今の宮司様だって、もちろん私だって、350年前に玉乃光の名前をいただく際に、どのようなやりとりが実際にあったのかなんて分からない。
でも、その場所でその当時のことを想像するだけで、使命感がわいてくるんですよね。ちなみに、熊野速玉大社は1,900年ほど前に創建され、1,200年ほど前には桓武天皇もお参りに来られていたとのことです。そして、350年前には玉乃光のお名前も頂戴したということですね。

日本酒と神道

熊野速玉大社は昔から、貴族・皇族だけが入れる特別の場所ではなく、誰しもが参拝できる場所だったそうです。宮司様から教えていただく神道の教えは、自然との共生。
サステナブルな考え方は、神道そのもの。お話をお聞きするたびに心に染みます。今回お話をしている中で、小さなバッタが一匹迷い込んできました。宮司様はバッタをやさしく拾い上げると、今日はもう3匹目ですと言いながら、バッタもお参りしてもらっていいんですよと。

日本酒と神道は密接な関わり合いがあります。神道は経典もなく、開祖もいない。世界的にも独特の宗教です。日本人はよく無宗教といいますが、そんなことはない。お米の一つぶを大切にしたり、お天道様が見てるとか、もったいないとか、全部神道の教えです。
自然に対する畏怖は、日本人の心に代々受け継がれている日本の精神文化だと思うんです。

そんな神道において、神様にお供えするものが、米、酒、塩、水です。
これってもう日本酒そのものですよね。日本酒は神道であり、日本人の心なんだと思うんです。

「お神酒としてお供えする日本酒は、神社と切っても切れないものです。玉とは輝く御霊(みたま)の意味。光り輝く魂を感じさせる、実にいいお名前ですね」

宮司様から頂いたうれしいお言葉です。


玉乃光の玉は「魂」のこと

私が座っている場所と同じところで、桓武天皇もお参りされていましたとお聞きしました。ここまでタイムスケールが長くなると、もう何が正しいとかどうでもよくなってきます。人の人生数十年。私にできることなんてほんとに微々たるものですが、悠久の時の中で、私も役目を果たしたいと心から思います。

玉乃光の「玉」は光り輝く「魂」のこと。玉乃光のお酒のメイン商品の名前も「酒魂」なんです。

玉乃光 純米吟醸「酒魂」

酒魂っていう名前、初めて聞いたときはなんかダサく感じて、しっくりきてなかったんですけど、今は最高の名前だと思っています。
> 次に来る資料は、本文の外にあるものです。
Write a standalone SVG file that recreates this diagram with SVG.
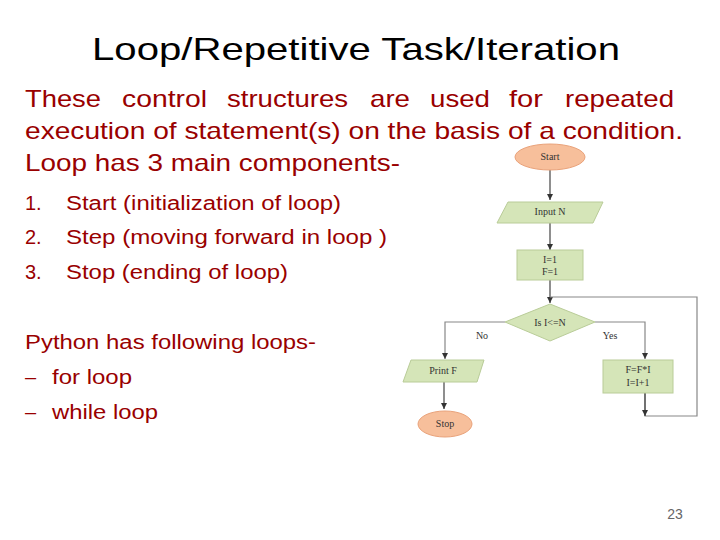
<svg xmlns="http://www.w3.org/2000/svg" width="720" height="540" viewBox="0 0 720 540">
<style>
.t{font-family:"Liberation Sans",Arial,sans-serif;fill:#990000}
.p{font-size:24px}.l{font-size:20px}
.fc{font-family:"Liberation Serif","Times New Roman",serif;font-size:10px;fill:#333;text-anchor:middle}
.g{fill:#d5e5b8;stroke:#b9cc98;stroke-width:1}
.o{fill:#f7bf9b;stroke:#e9a27a;stroke-width:1}
.c{fill:none;stroke:#444;stroke-width:1.2}
.c2{fill:none;stroke:#888;stroke-width:1.2}
</style>
<defs><marker id="a" markerWidth="8" markerHeight="8" refX="6" refY="3" orient="auto" markerUnits="userSpaceOnUse"><path d="M0,0 L6,3 L0,6 Z" fill="#333"/></marker></defs>
<rect width="720" height="540" fill="#fff"/>
<text x="92" y="60" textLength="528" lengthAdjust="spacingAndGlyphs" font-family="Liberation Sans,Arial,sans-serif" font-size="32" fill="#000">Loop/Repetitive Task/Iteration</text>
<g class="t p" lengthAdjust="spacingAndGlyphs">
<text x="25" y="107" textLength="76" lengthAdjust="spacingAndGlyphs">These</text><text x="122" y="107" textLength="85" lengthAdjust="spacingAndGlyphs">control</text><text x="227" y="107" textLength="121" lengthAdjust="spacingAndGlyphs">structures</text><text x="370" y="107" textLength="40" lengthAdjust="spacingAndGlyphs">are</text><text x="430" y="107" textLength="60" lengthAdjust="spacingAndGlyphs">used</text><text x="509" y="107" textLength="34" lengthAdjust="spacingAndGlyphs">for</text><text x="565" y="107" textLength="109" lengthAdjust="spacingAndGlyphs">repeated</text>
<text x="25" y="139" textLength="658" lengthAdjust="spacingAndGlyphs">execution of statement(s) on the basis of a condition.</text>
<text x="25" y="171" textLength="375" lengthAdjust="spacingAndGlyphs">Loop has 3 main components-</text>
</g>
<g class="t l">
<text x="25" y="210">1.</text><text x="66" y="210" textLength="275" lengthAdjust="spacingAndGlyphs">Start (initialization of loop)</text>
<text x="25" y="244">2.</text><text x="66" y="244" textLength="321" lengthAdjust="spacingAndGlyphs">Step (moving forward in loop )</text>
<text x="25" y="279">3.</text><text x="66" y="279" textLength="222" lengthAdjust="spacingAndGlyphs">Stop (ending of loop)</text>
<text x="25" y="349" textLength="291" lengthAdjust="spacingAndGlyphs">Python has following loops-</text>
<text x="25" y="384">–</text><text x="52" y="384" textLength="80" lengthAdjust="spacingAndGlyphs">for loop</text>
<text x="25" y="419">–</text><text x="52" y="419" textLength="106" lengthAdjust="spacingAndGlyphs">while loop</text>
</g>
<text x="675" y="519" text-anchor="middle" font-family="Liberation Sans,Arial,sans-serif" font-size="14" fill="#666">23</text>
<g id="connectors">
<path class="c" d="M550,170 V200" marker-end="url(#a)"/>
<path class="c" d="M550,223 V250" marker-end="url(#a)"/>
<path class="c" d="M550,280 V303" marker-end="url(#a)"/>
<path class="c2" d="M645,393 V416 H697 V297 H550"/>
<path class="c" d="M645,393 V416" marker-end="url(#a)"/>
<path class="c2" d="M505,322 H445 V359" marker-end="url(#a)"/>
<path class="c2" d="M595,322 H645 V359" marker-end="url(#a)"/>
<path class="c" d="M444,382 V409" marker-end="url(#a)"/>
<text class="fc" x="482" y="339">No</text>
<text class="fc" x="610" y="339">Yes</text>
</g>
<g id="start"><ellipse class="o" cx="550" cy="157" rx="35" ry="13"/><text class="fc" x="550" y="160">Start</text></g>
<g id="input"><polygon class="g" points="508,202 603,202 593,223 497,223"/><text class="fc" x="550" y="215">Input N</text></g>
<g id="init"><rect class="g" x="517" y="250" width="66" height="30"/><text class="fc" x="550" y="263">I=1</text><text class="fc" x="550" y="275">F=1</text></g>
<g id="cond"><polygon class="g" points="550,304 595,322 550,341 505,322"/><text class="fc" x="550" y="326">Is I&lt;=N</text></g>
<g id="print"><polygon class="g" points="411,360 484,360 477,382 403,382"/><text class="fc" x="443" y="374">Print F</text></g>
<g id="update"><rect class="g" x="603" y="360" width="70" height="33"/><text class="fc" x="638" y="373">F=F*I</text><text class="fc" x="638" y="386">I=I+1</text></g>
<g id="stop"><ellipse class="o" cx="445" cy="424" rx="27" ry="13"/><text class="fc" x="445" y="427">Stop</text></g>
</svg>
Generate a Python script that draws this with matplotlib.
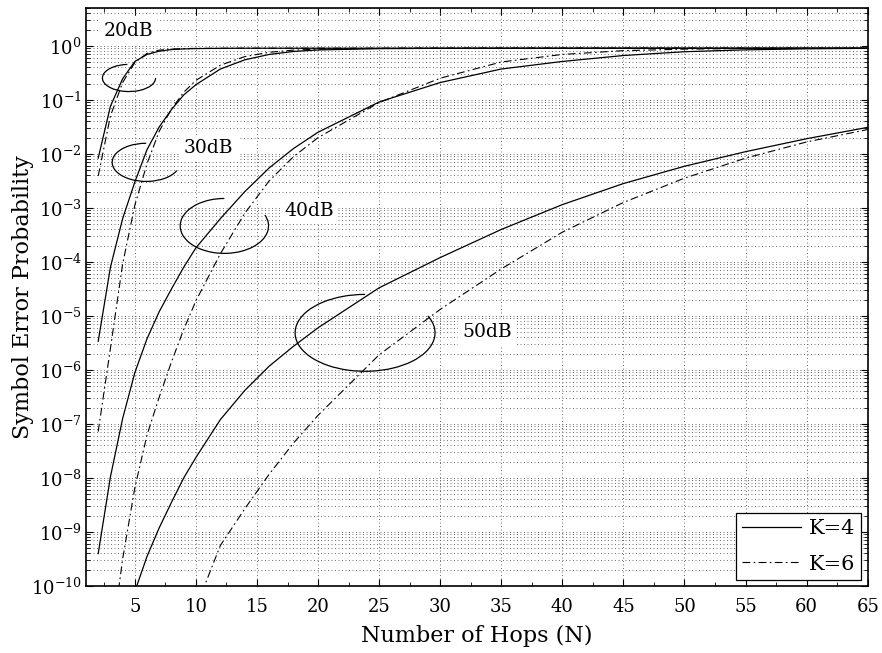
import numpy as np
import matplotlib
matplotlib.use("Agg")
import matplotlib.pyplot as plt
from matplotlib.patches import Arc
from matplotlib.lines import Line2D
from matplotlib.ticker import LogLocator, MultipleLocator, NullFormatter

plt.rcParams["font.family"] = ["DejaVu Serif"]
plt.rcParams["mathtext.fontset"] = "dejavuserif"

nan = np.nan

# number of hops
hops = [2, 3, 4, 5, 6, 7, 8, 9, 10, 12, 14, 16, 18, 20, 25, 30, 35, 40, 45, 50, 55, 60, 65]

# log10 of the symbol error probability (nan = off the plot)
ser_20db_k4 = [-2.08, -1.12, -0.61, -0.29, -0.16, -0.10, -0.07, -0.058, -0.052, -0.047, -0.045, -0.045,
               -0.045, -0.045, -0.045, -0.045, -0.045, -0.045, -0.045, -0.045, -0.045, -0.045, -0.045]
ser_20db_k6 = [-2.41, -1.30, -0.68, -0.31, -0.14, -0.08, -0.06, -0.052, -0.048, -0.046, -0.045, -0.045,
               -0.045, -0.045, -0.045, -0.045, -0.045, -0.045, -0.045, -0.045, -0.045, -0.045, -0.045]
ser_30db_k4 = [-5.47, -4.10, -3.20, -2.52, -1.92, -1.50, -1.18, -0.91, -0.72, -0.43, -0.26, -0.16,
               -0.105, -0.077, -0.053, -0.047, -0.045, -0.045, -0.045, -0.045, -0.045, -0.045, -0.045]
ser_30db_k6 = [-7.14, -5.60, -4.04, -2.95, -2.18, -1.58, -1.17, -0.86, -0.64, -0.36, -0.20, -0.12,
               -0.08, -0.062, -0.048, -0.045, -0.045, -0.045, -0.045, -0.045, -0.045, -0.045, -0.045]
ser_40db_k4 = [-9.40, -7.98, -6.90, -6.05, -5.42, -4.92, -4.50, -4.10, -3.74, -3.20, -2.70, -2.26,
               -1.90, -1.60, -1.04, -0.68, -0.43, -0.29, -0.18, -0.11, -0.075, -0.056, -0.047]
ser_40db_k6 = [-13.5, -11.2, -9.50, -8.18, -7.20, -6.50, -5.85, -5.25, -4.72, -3.85, -3.10, -2.50,
               -2.05, -1.70, -1.05, -0.60, -0.30, -0.16, -0.09, -0.062, -0.05, -0.046, -0.045]
ser_50db_k4 = [nan, nan, -10.9, -10.1, -9.45, -8.92, -8.45, -8.00, -7.62, -6.92, -6.38, -5.93,
               -5.56, -5.22, -4.48, -3.92, -3.40, -2.94, -2.55, -2.23, -1.96, -1.72, -1.51]
ser_50db_k6 = [nan, nan, nan, nan, nan, nan, nan, nan, -10.4, -9.25, -8.57, -7.93,
               -7.35, -6.84, -5.72, -4.88, -4.13, -3.45, -2.90, -2.45, -2.08, -1.78, -1.55]

solid_curves = [ser_20db_k4, ser_30db_k4, ser_40db_k4, ser_50db_k4]
dashdot_curves = [ser_20db_k6, ser_30db_k6, ser_40db_k6, ser_50db_k6]

snr_labels = ["20dB", "30dB", "40dB", "50dB"]
legend_labels = ["K=4", "K=6"]

dashdot = (0, (7, 3, 1.5, 3))

fig = plt.figure(figsize=(8.82, 6.53), dpi=100)
ax = fig.add_axes([0.0975, 0.1026, 0.8863, 0.8851])

for s in solid_curves:
    ax.plot(hops, 10.0 ** np.array(s), color="black", lw=0.9, ls="-")
for s in dashdot_curves:
    ax.plot(hops, 10.0 ** np.array(s), color="black", lw=0.8, ls=dashdot)

ax.set_yscale("log")
ax.set_xlim(1, 65)
ax.set_ylim(1e-10, 5)
ax.xaxis.set_major_locator(MultipleLocator(5))
ax.xaxis.set_minor_locator(MultipleLocator(2.5))
ax.yaxis.set_major_locator(LogLocator(base=10, numticks=20))
ax.yaxis.set_minor_locator(LogLocator(base=10, subs=np.arange(2, 10), numticks=20))
ax.yaxis.set_minor_formatter(NullFormatter())

grid_style = dict(color="0.35", linestyle=(0, (1.2, 3)), linewidth=0.6)
ax.yaxis.grid(True, which="both", **grid_style)
ax.xaxis.grid(True, which="major", **grid_style)
ax.set_axisbelow(True)

ax.tick_params(which="both", direction="in", top=True, right=True, labelsize=13)
ax.tick_params(axis="x", pad=8.5)
ax.tick_params(axis="y", pad=3)
ax.tick_params(which="major", length=5, width=0.8)
ax.tick_params(which="minor", length=3, width=0.6)
for sp in ax.spines.values():
    sp.set_linewidth(1.2)

ax.set_xlabel("Number of Hops (N)", fontsize=16)
ax.set_ylabel("Symbol Error Probability", fontsize=16)
ax.xaxis.set_label_coords(0.5, -0.068)
ax.yaxis.set_label_coords(-0.066, 0.5)

# SNR labels and the open ellipses that group each pair of curves
text_pos = [(0.054, 0.960), (0.157, 0.758), (0.285, 0.649), (0.513, 0.439)]
ellipses = [(0.055, 0.879, 0.068, 0.047, 95, 360),
            (0.077, 0.733, 0.087, 0.066, 90, 340),
            (0.177, 0.623, 0.113, 0.095, 90, 380),
            (0.357, 0.438, 0.179, 0.133, 90, 380)]
for lab, (tx, ty) in zip(snr_labels, text_pos):
    ax.text(tx, ty, lab, transform=ax.transAxes, fontsize=13.5, ha="center", va="center",
            bbox=dict(facecolor="white", edgecolor="none", pad=3))
for (cx, cy, w, h, t1, t2) in ellipses:
    ax.add_patch(Arc((cx, cy), w, h, theta1=t1, theta2=t2, transform=ax.transAxes,
                     color="black", lw=0.9))

handles = [Line2D([], [], color="black", lw=0.9, ls="-"),
           Line2D([], [], color="black", lw=0.8, ls=dashdot)]
leg = ax.legend(handles, legend_labels, loc="lower right", fontsize=15, frameon=True,
                fancybox=False, edgecolor="black", framealpha=1, borderaxespad=0.3,
                handlelength=2.8, handletextpad=0.4, labelspacing=0.8, borderpad=0.3)
leg.get_frame().set_linewidth(0.9)

fig.savefig("out.png", dpi=100)
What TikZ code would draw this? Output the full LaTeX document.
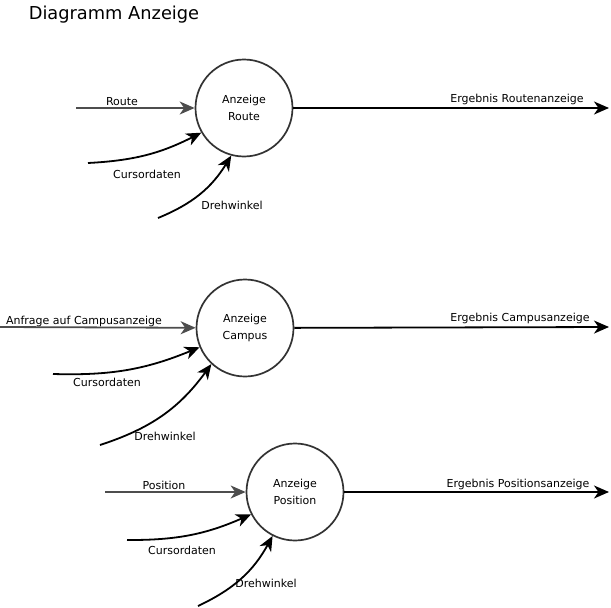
\documentclass[tikz,border=0pt]{standalone}
\usepackage{fontspec}
\setmainfont{DejaVu Sans}
\usetikzlibrary{arrows.meta}
\usetikzlibrary{positioning}
\definecolor{flow-grey}{HTML}{4D4D4D}
\definecolor{ring-grey}{HTML}{333333}

\begin{document}
\begin{tikzpicture}[x=1pt, y=-1pt, font=\fontsize{11}{16.5}\selectfont,
  process/.style={draw=ring-grey, line width=1.7pt, circle, minimum size=97pt, inner sep=0pt, align=center},
  text only/.style={inner sep=1pt, align=center},
  flow/.style={line width=1.8pt, -{Stealth[length=15pt, width=13pt, inset=4.5pt]}},
  query/.style={flow, draw=flow-grey}]
\useasboundingbox (0,0) rectangle (611,608);
\node[text only, font=\fontsize{17.8}{21}\selectfont] (title) at (114,15) {Diagramm Anzeige};
% one process per display
\foreach \name/\x/\y/\what in {
    route/244/108/Route,
    campus/245/328/Campus,
    position/295/492/Position} {
  \node[process] (proc-\name) at (\x,\y) {Anzeige\\\what};
}
% free ends of the flows
\coordinate (in-route) at (76,108);
\coordinate (cur-route) at (88,163);
\coordinate (dreh-route) at (158,218);
\coordinate (out-route) at (609,108);
\coordinate (in-campus) at (0,327);
\coordinate (cur-campus) at (53,374);
\coordinate (dreh-campus) at (100,445);
\coordinate (out-campus) at (609,327);
\coordinate (in-position) at (105,492);
\coordinate (cur-position) at (127,540);
\coordinate (dreh-position) at (198,606);
\coordinate (out-position) at (609,492);
\draw[query] (in-route) -- (proc-route);
\draw[query] (in-campus) -- (proc-campus);
\draw[query] (in-position) -- (proc-position);
\foreach \name/\cur/\dreh in {route/210/255, campus/203/227, position/207/243} {
  \draw[flow] (cur-\name) to[bend right=12] (proc-\name.\cur);
  \draw[flow] (dreh-\name) to[bend right=18] (proc-\name.\dreh);
  \draw[flow] (proc-\name) -- (out-\name);
}
% labels
\node[text only] (lbl-route) at (122,102) {Route};
\node[text only] (lbl-cur-route) at (147,174) {Cursordaten};
\node[text only] (lbl-dreh-route) at (232,205) {Drehwinkel};
\node[text only] (lbl-out-route) at (517,99) {Ergebnis Routenanzeige};
\node[text only] (lbl-campus) at (84,321) {Anfrage auf Campusanzeige};
\node[text only] (lbl-cur-campus) at (107,382) {Cursordaten};
\node[text only] (lbl-dreh-campus) at (165,436) {Drehwinkel};
\node[text only] (lbl-out-campus) at (520,318) {Ergebnis Campusanzeige};
\node[text only] (lbl-position) at (164,485) {Position};
\node[text only] (lbl-cur-position) at (182,550) {Cursordaten};
\node[text only] (lbl-dreh-position) at (266,583) {Drehwinkel};
\node[text only] (lbl-out-position) at (518,484) {Ergebnis Positionsanzeige};
\end{tikzpicture}
\end{document}
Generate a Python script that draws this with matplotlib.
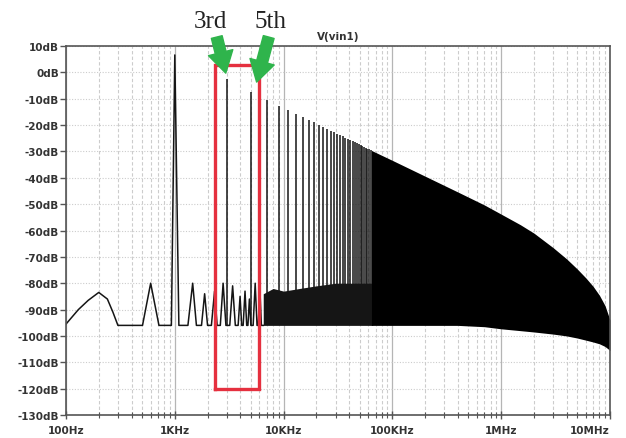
import matplotlib
matplotlib.use("Agg")
import matplotlib.pyplot as plt
from matplotlib.ticker import LogLocator, NullFormatter

# --- data (Hz / dB) ---
# low-frequency part of the trace: noise humps, fundamental, small bumps
trace_hz = [100, 130, 160, 200, 240, 270, 300, 505, 600, 715, 930, 1000, 1090,
            1320, 1460, 1580, 1760, 1880, 2000, 2170, 2320, 2450, 2620, 2780, 2950,
            3200, 3400, 3600, 3820, 3980, 4120, 4250, 4420, 4580, 4700, 4850, 5000,
            5250, 5480, 5700, 5850, 6050, 6250, 6500]
trace_db = [-95.5, -90, -86.5, -83.5, -86, -91, -96, -96, -80, -96, -96, 6.6, -96,
            -96, -80, -96, -96, -84, -96, -96, -83, -96, -96, -80, -96,
            -96, -81, -96, -96, -85, -96, -96, -83, -96, -96, -86, -96,
            -96, -80, -96, -96, -82, -96, -96]

# odd harmonics of the 1 kHz square wave (peak levels)
fundamental_hz = 1000
harm_order = list(range(3, 65, 2))
harm_db = [-2.7, -7.3, -10.3, -12.6, -14.3, -15.7, -16.9, -18.0, -19.0, -19.9,
           -20.7, -21.4, -22.1, -22.7, -23.3, -23.8, -24.3, -24.8, -25.3, -25.7,
           -26.1, -26.5, -26.9, -27.3, -27.6, -28.0, -28.3, -28.6, -28.9, -29.2,
           -29.5]
floor_db = -96

# dense noise band under the harmonics
band_hz = [6500, 8000, 10000, 14000, 20000, 30000, 45000, 66000]
band_top_db = [-84, -82, -83, -82, -81, -80, -80, -80]

# region where the harmonics merge into a solid black envelope
env_hz = [64e3, 100e3, 200e3, 400e3, 700e3, 1e6, 1.5e6, 2e6, 3e6, 4e6,
          5e6, 6e6, 7e6, 8e6, 9e6, 10e6]
env_top_db = [-29.6, -33.4, -39.4, -45.4, -50.3, -53.8, -57.8, -61.0, -66.5, -70.8,
              -74.6, -78, -81.2, -84.6, -88.5, -94]
env_bot_db = [-96, -96, -96, -96, -96.5, -97.3, -98, -98.5, -99.3, -100,
              -100.8, -101.6, -102.3, -103, -104, -105.5]

# highlighted window
box_hz = (2330, 6000)
box_db = (-120, 2.9)

xtick_hz = [1e2, 1e3, 1e4, 1e5, 1e6, 1e7]
xtick_labels = ["100Hz", "1KHz", "10KHz", "100KHz", "1MHz", "10MHz"]
ytick_db = list(range(10, -131, -10))

fig = plt.figure(figsize=(6.26, 4.39), dpi=100)
ax = fig.add_axes([66 / 626, 1 - 416 / 439, 544 / 626, 369 / 439])
ax.set_xscale("log")
ax.set_xlim(1e2, 1e7)
ax.set_ylim(-130, 10)

# grid
ax.xaxis.set_minor_locator(LogLocator(base=10, subs=range(2, 10)))
ax.xaxis.set_minor_formatter(NullFormatter())
ax.grid(which="major", axis="x", color="#b5b5b5", lw=0.9)
ax.grid(which="minor", axis="x", color="#cccccc", lw=0.8, ls=(0, (3, 2)))
ax.grid(which="major", axis="y", color="#cccccc", lw=0.8, ls=(0, (1, 1.5)))
ax.set_axisbelow(True)

trace_col = "#151515"
ax.plot(trace_hz, trace_db, color=trace_col, lw=1.1)
harm_hz = [fundamental_hz * n for n in harm_order]
ax.vlines(harm_hz, floor_db, harm_db, color=trace_col, lw=1.1)
ax.fill_between(band_hz, floor_db, band_top_db, color=trace_col, lw=0)
ax.fill_between(env_hz, env_bot_db, env_top_db, color="black", lw=0)

# red window
bx = [box_hz[0], box_hz[1], box_hz[1], box_hz[0], box_hz[0]]
by = [box_db[0], box_db[0], box_db[1], box_db[1], box_db[0]]
ax.plot(bx, by, color="#e5303f", lw=2.4, solid_joinstyle="miter", zorder=5)

# ticks
ax.set_xticks(xtick_hz)
ax.set_xticklabels(xtick_labels)
ax.set_yticks(ytick_db)
ax.set_yticklabels([f"{v}dB" for v in ytick_db])
for lab in ax.get_xticklabels() + ax.get_yticklabels():
    lab.set_fontweight("bold")
    lab.set_fontsize(7.5)
    lab.set_color("#333333")
ax.get_xticklabels()[-1].set_ha("right")  # keep it on the canvas
ax.tick_params(axis="y", direction="out", length=4, width=1, color="#555555", pad=1)
ax.tick_params(axis="x", which="major", direction="inout", length=6, width=1,
               color="#555555", pad=4)
ax.tick_params(axis="x", which="minor", direction="inout", length=4, width=0.8,
               color="#555555")
for sp in ax.spines.values():
    sp.set_color("#555555")
    sp.set_linewidth(1.2)

# annotations
fig.text(338 / 626, 1 - 37 / 439, "V(vin1)", ha="center", va="center",
         fontsize=7.5, fontweight="bold", color="#333333")
serif = ["Liberation Serif", "DejaVu Serif"]
fig.text(210 / 626, 1 - 22 / 439, "3rd", ha="center", va="center",
         fontsize=18, family=serif, color="#222222")
fig.text(270 / 626, 1 - 22 / 439, "5th", ha="center", va="center",
         fontsize=18, family=serif, color="#222222")

green = "#2fb44c"
arrow = dict(arrowstyle="simple,head_width=0.95,head_length=0.8,tail_width=0.42",
             color=green, mutation_scale=19, shrinkA=0, shrinkB=0)
ax.annotate("", xy=(2940, -0.3), xytext=(2430, 13.4), arrowprops=arrow,
            annotation_clip=False, zorder=6)
ax.annotate("", xy=(5650, -3.7), xytext=(7300, 13.4), arrowprops=arrow,
            annotation_clip=False, zorder=6)

fig.savefig("out.png", dpi=100)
きっとこの名前を付けた今は亡き先人は玉乃光のすべてを捉えてこの名前にしたんだろうな。

私も同じだけの理解に達せられているのだろうか。今はもう確認することはできないけれど、こうやって形にしていって、後世に残っていくようにしておきたい。

玉とは。光輝くの酒。玉乃光。
自然を敬い、自然に感謝する。
筋が一本通ったまっすぐなお酒。
時代に左右されずに、を守り抜く一筋の光。
玉乃光。

いい名前だ。
名前に負けないように、魂込めてやっていきます。